[Charts and diagrams as code]
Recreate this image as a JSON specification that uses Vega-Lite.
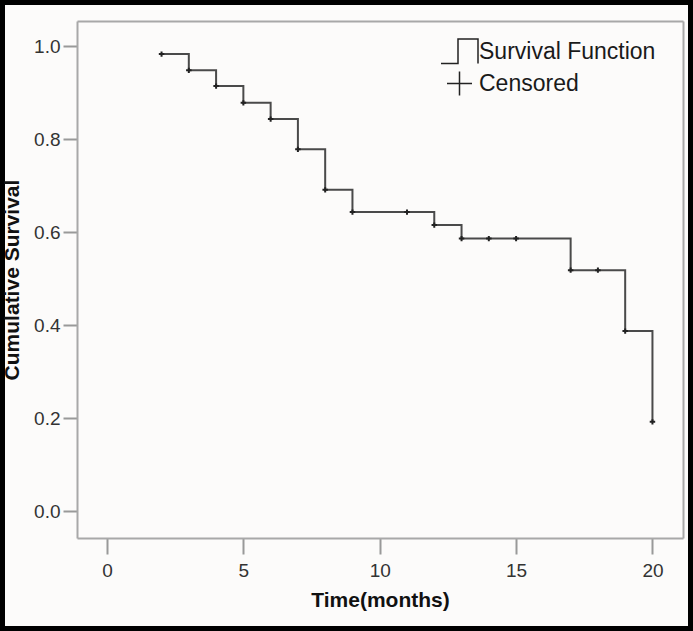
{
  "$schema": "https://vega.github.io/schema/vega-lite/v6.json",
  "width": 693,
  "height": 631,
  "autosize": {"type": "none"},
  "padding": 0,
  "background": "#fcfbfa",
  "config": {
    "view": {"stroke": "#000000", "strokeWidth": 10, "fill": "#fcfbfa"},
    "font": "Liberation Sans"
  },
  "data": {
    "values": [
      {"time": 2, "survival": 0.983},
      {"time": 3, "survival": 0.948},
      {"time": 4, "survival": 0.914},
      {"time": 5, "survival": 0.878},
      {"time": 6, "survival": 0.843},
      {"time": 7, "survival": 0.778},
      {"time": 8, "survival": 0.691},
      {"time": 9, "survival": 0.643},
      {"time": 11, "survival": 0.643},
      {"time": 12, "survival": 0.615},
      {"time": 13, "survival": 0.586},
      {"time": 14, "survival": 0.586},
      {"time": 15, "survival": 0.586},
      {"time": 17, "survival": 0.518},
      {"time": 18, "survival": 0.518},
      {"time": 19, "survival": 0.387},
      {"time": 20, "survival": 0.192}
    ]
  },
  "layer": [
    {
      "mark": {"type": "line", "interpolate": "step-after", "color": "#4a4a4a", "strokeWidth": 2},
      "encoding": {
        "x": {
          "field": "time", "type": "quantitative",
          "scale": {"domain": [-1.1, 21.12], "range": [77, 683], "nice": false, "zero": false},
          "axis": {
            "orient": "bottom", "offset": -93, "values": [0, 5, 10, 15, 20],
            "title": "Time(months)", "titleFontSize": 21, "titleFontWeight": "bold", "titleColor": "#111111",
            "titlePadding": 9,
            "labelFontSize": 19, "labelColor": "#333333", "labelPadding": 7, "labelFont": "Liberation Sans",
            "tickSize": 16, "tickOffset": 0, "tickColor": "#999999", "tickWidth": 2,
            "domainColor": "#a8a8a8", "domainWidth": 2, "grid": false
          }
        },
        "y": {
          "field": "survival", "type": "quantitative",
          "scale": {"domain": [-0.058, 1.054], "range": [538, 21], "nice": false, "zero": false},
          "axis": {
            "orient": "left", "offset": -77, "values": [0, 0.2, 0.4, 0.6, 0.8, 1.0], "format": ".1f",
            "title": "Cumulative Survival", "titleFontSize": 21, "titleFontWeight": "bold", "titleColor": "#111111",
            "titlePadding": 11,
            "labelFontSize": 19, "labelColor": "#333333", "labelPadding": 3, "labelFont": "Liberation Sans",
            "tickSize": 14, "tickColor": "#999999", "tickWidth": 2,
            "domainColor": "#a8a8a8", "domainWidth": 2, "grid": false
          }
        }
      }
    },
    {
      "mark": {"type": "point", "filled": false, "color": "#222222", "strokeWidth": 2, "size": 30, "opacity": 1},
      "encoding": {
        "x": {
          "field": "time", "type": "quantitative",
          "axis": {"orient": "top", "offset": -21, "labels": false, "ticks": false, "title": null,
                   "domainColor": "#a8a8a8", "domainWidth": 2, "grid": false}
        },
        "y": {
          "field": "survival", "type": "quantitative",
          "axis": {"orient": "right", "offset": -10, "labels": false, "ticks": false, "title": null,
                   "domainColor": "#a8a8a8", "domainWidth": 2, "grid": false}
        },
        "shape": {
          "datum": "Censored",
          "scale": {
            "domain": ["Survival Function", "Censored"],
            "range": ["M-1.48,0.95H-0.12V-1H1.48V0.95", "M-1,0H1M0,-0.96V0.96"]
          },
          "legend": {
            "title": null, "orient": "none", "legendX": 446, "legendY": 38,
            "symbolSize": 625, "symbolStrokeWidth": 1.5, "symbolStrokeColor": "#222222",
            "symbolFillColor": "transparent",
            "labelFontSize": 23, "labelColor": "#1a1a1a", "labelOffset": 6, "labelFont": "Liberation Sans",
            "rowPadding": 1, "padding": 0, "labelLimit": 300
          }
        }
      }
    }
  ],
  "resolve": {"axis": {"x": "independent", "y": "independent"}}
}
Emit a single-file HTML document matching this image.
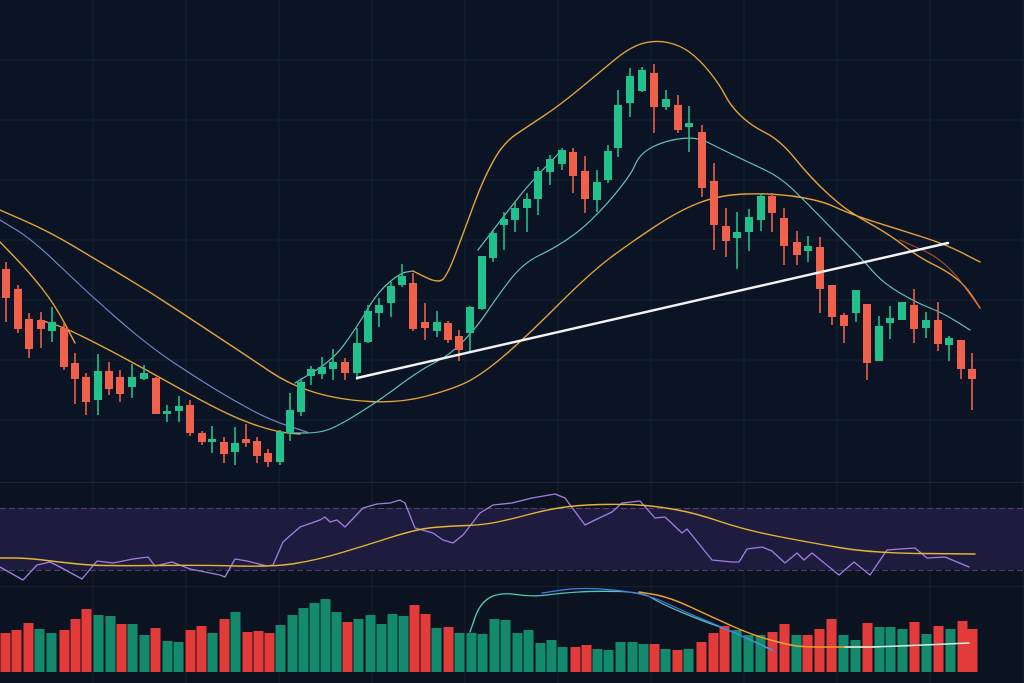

Objective: Go through the entries and return each line where the word "image" appears.

Task solution:
Recreate this image as a JSON specification that uses Vega-Lite.
Emit a single-file HTML document matching this image.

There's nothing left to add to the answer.